***** DATA SHOWN

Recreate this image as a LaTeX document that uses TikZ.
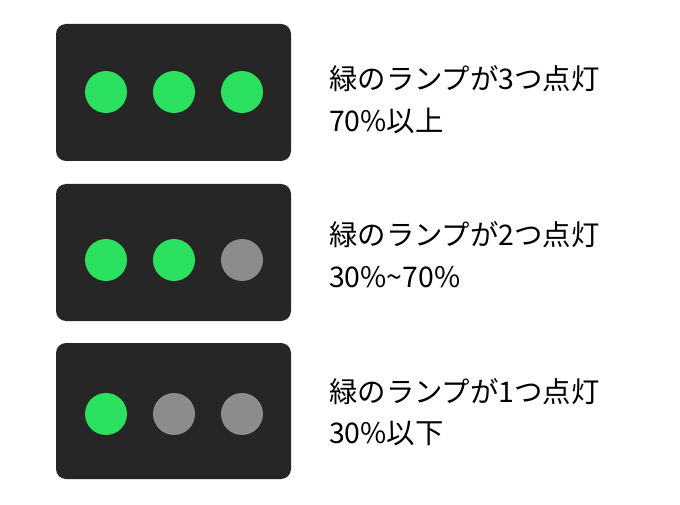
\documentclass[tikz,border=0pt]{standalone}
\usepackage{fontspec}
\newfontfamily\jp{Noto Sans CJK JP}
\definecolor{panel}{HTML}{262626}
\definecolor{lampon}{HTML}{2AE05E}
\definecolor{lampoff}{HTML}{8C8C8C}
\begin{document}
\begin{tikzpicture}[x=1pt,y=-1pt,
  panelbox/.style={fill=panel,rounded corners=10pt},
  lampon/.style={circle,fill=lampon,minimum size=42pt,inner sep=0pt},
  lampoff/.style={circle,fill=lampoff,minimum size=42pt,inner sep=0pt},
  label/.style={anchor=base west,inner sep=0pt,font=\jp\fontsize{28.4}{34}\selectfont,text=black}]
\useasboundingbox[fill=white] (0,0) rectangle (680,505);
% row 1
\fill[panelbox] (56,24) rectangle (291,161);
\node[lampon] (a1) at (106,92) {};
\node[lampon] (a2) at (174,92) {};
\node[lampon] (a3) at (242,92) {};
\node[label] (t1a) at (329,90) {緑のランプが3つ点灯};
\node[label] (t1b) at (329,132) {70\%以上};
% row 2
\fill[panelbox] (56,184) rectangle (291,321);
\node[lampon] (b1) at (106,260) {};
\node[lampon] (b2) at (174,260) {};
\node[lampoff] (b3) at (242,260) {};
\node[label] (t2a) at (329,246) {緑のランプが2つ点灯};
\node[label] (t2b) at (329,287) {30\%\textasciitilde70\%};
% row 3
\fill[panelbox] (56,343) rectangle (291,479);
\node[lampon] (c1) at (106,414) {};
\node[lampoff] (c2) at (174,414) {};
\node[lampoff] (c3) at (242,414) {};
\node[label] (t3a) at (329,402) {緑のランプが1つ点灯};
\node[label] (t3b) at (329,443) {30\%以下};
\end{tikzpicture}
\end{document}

**********

> [PROBLEM REQUIREMENTS]:
Output an exact copy of the material, with the pictures removed.

> [SOLUTION]:
Recreate this image as a LaTeX document that uses TikZ.
\documentclass[tikz,border=0pt]{standalone}
\usepackage{fontspec}
\newfontfamily\jp{Noto Sans CJK JP}
\definecolor{panel}{HTML}{262626}
\definecolor{lampon}{HTML}{2AE05E}
\definecolor{lampoff}{HTML}{8C8C8C}
\begin{document}
\begin{tikzpicture}[x=1pt,y=-1pt,
  panelbox/.style={fill=panel,rounded corners=10pt},
  lampon/.style={circle,fill=lampon,minimum size=42pt,inner sep=0pt},
  lampoff/.style={circle,fill=lampoff,minimum size=42pt,inner sep=0pt},
  label/.style={anchor=base west,inner sep=0pt,font=\jp\fontsize{28.4}{34}\selectfont,text=black}]
\useasboundingbox[fill=white] (0,0) rectangle (680,505);
% row 1
\fill[panelbox] (56,24) rectangle (291,161);
\node[lampon] (a1) at (106,92) {};
\node[lampon] (a2) at (174,92) {};
\node[lampon] (a3) at (242,92) {};
\node[label] (t1a) at (329,90) {緑のランプが3つ点灯};
\node[label] (t1b) at (329,132) {70\%以上};
% row 2
\fill[panelbox] (56,184) rectangle (291,321);
\node[lampon] (b1) at (106,260) {};
\node[lampon] (b2) at (174,260) {};
\node[lampoff] (b3) at (242,260) {};
\node[label] (t2a) at (329,246) {緑のランプが2つ点灯};
\node[label] (t2b) at (329,287) {30\%\textasciitilde70\%};
% row 3
\fill[panelbox] (56,343) rectangle (291,479);
\node[lampon] (c1) at (106,414) {};
\node[lampoff] (c2) at (174,414) {};
\node[lampoff] (c3) at (242,414) {};
\node[label] (t3a) at (329,402) {緑のランプが1つ点灯};
\node[label] (t3b) at (329,443) {30\%以下};
\end{tikzpicture}
\end{document}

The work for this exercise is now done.